■ Problem to solve: Scan the material and copy every line in which "this" appears.

■ Data for the task:
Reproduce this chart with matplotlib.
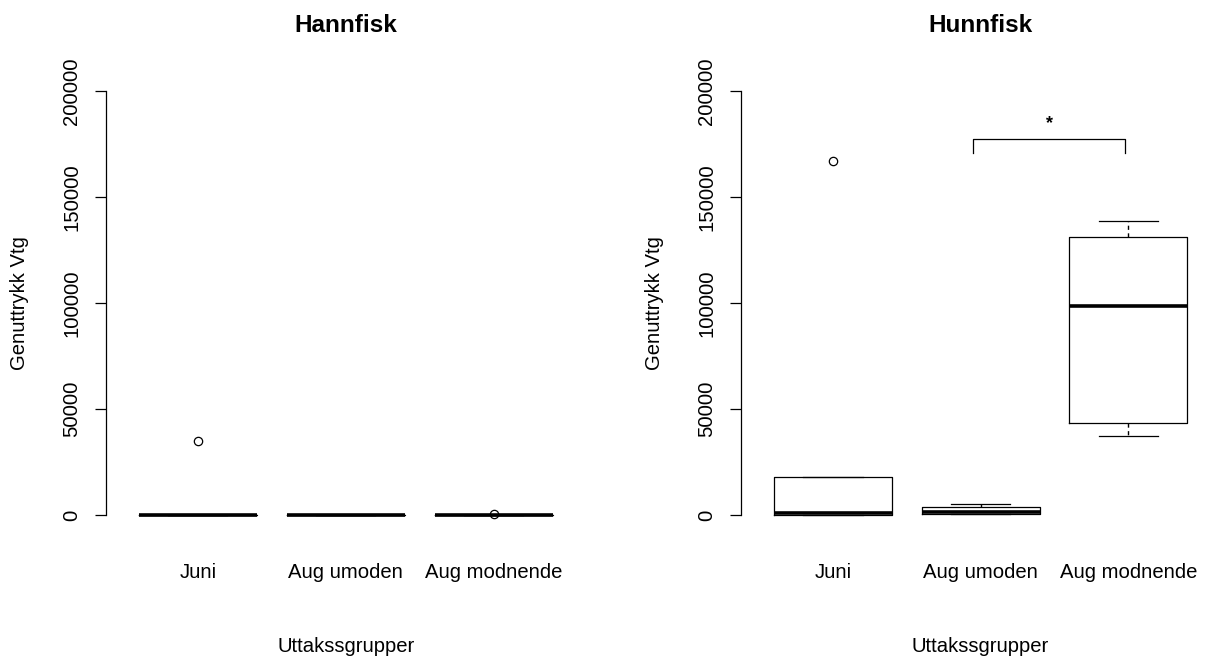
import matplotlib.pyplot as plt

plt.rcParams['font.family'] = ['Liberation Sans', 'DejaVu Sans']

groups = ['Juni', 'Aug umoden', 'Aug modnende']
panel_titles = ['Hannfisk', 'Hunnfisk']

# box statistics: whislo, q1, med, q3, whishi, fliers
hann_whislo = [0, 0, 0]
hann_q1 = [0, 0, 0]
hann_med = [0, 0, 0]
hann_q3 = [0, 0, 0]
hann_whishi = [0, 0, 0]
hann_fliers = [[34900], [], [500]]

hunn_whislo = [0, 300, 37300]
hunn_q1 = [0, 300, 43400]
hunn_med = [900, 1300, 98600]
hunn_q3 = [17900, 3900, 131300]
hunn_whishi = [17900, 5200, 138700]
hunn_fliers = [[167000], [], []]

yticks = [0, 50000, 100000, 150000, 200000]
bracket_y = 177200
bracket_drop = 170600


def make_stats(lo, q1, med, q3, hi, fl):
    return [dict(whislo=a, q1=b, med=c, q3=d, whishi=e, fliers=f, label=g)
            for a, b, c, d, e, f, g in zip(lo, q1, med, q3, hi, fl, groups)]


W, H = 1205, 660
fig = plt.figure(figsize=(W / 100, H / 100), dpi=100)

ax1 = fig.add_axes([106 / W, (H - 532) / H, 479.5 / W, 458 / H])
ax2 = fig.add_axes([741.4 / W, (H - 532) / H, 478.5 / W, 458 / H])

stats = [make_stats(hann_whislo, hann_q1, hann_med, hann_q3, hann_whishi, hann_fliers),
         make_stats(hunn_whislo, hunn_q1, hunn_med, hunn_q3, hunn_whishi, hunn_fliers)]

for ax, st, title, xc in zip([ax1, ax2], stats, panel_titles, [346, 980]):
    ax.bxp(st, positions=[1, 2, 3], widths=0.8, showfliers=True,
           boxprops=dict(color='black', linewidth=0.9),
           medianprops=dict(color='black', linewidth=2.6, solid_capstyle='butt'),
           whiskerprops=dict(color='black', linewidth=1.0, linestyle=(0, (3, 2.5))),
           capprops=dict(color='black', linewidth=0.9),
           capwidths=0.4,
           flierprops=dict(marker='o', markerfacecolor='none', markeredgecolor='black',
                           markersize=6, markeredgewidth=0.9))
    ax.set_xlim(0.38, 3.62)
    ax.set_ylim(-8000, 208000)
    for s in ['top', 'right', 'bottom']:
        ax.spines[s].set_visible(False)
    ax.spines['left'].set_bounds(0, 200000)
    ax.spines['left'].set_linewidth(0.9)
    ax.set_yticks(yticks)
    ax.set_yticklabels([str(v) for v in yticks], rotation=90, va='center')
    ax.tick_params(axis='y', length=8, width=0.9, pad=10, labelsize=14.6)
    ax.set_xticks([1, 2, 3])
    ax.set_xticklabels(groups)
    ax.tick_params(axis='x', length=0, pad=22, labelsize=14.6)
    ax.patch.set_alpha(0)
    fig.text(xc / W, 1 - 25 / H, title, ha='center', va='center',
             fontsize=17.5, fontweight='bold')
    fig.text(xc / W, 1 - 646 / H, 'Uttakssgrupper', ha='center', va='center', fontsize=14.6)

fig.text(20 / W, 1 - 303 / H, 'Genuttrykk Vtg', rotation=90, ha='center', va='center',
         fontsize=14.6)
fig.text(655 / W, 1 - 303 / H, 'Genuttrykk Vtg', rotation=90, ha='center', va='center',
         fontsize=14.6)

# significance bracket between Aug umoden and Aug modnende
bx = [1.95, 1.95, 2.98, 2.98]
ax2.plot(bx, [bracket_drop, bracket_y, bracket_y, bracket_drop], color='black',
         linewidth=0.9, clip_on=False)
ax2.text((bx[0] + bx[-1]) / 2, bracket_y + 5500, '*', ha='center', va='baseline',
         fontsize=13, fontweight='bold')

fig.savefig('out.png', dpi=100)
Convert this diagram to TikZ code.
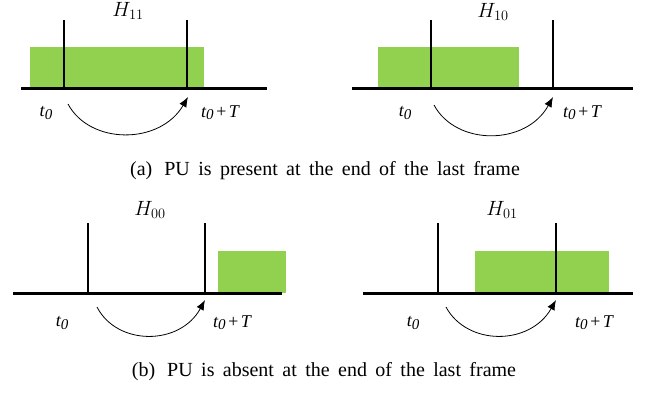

■ The reply:
Reproduce this chart with matplotlib.
Convert this diagram to TikZ code.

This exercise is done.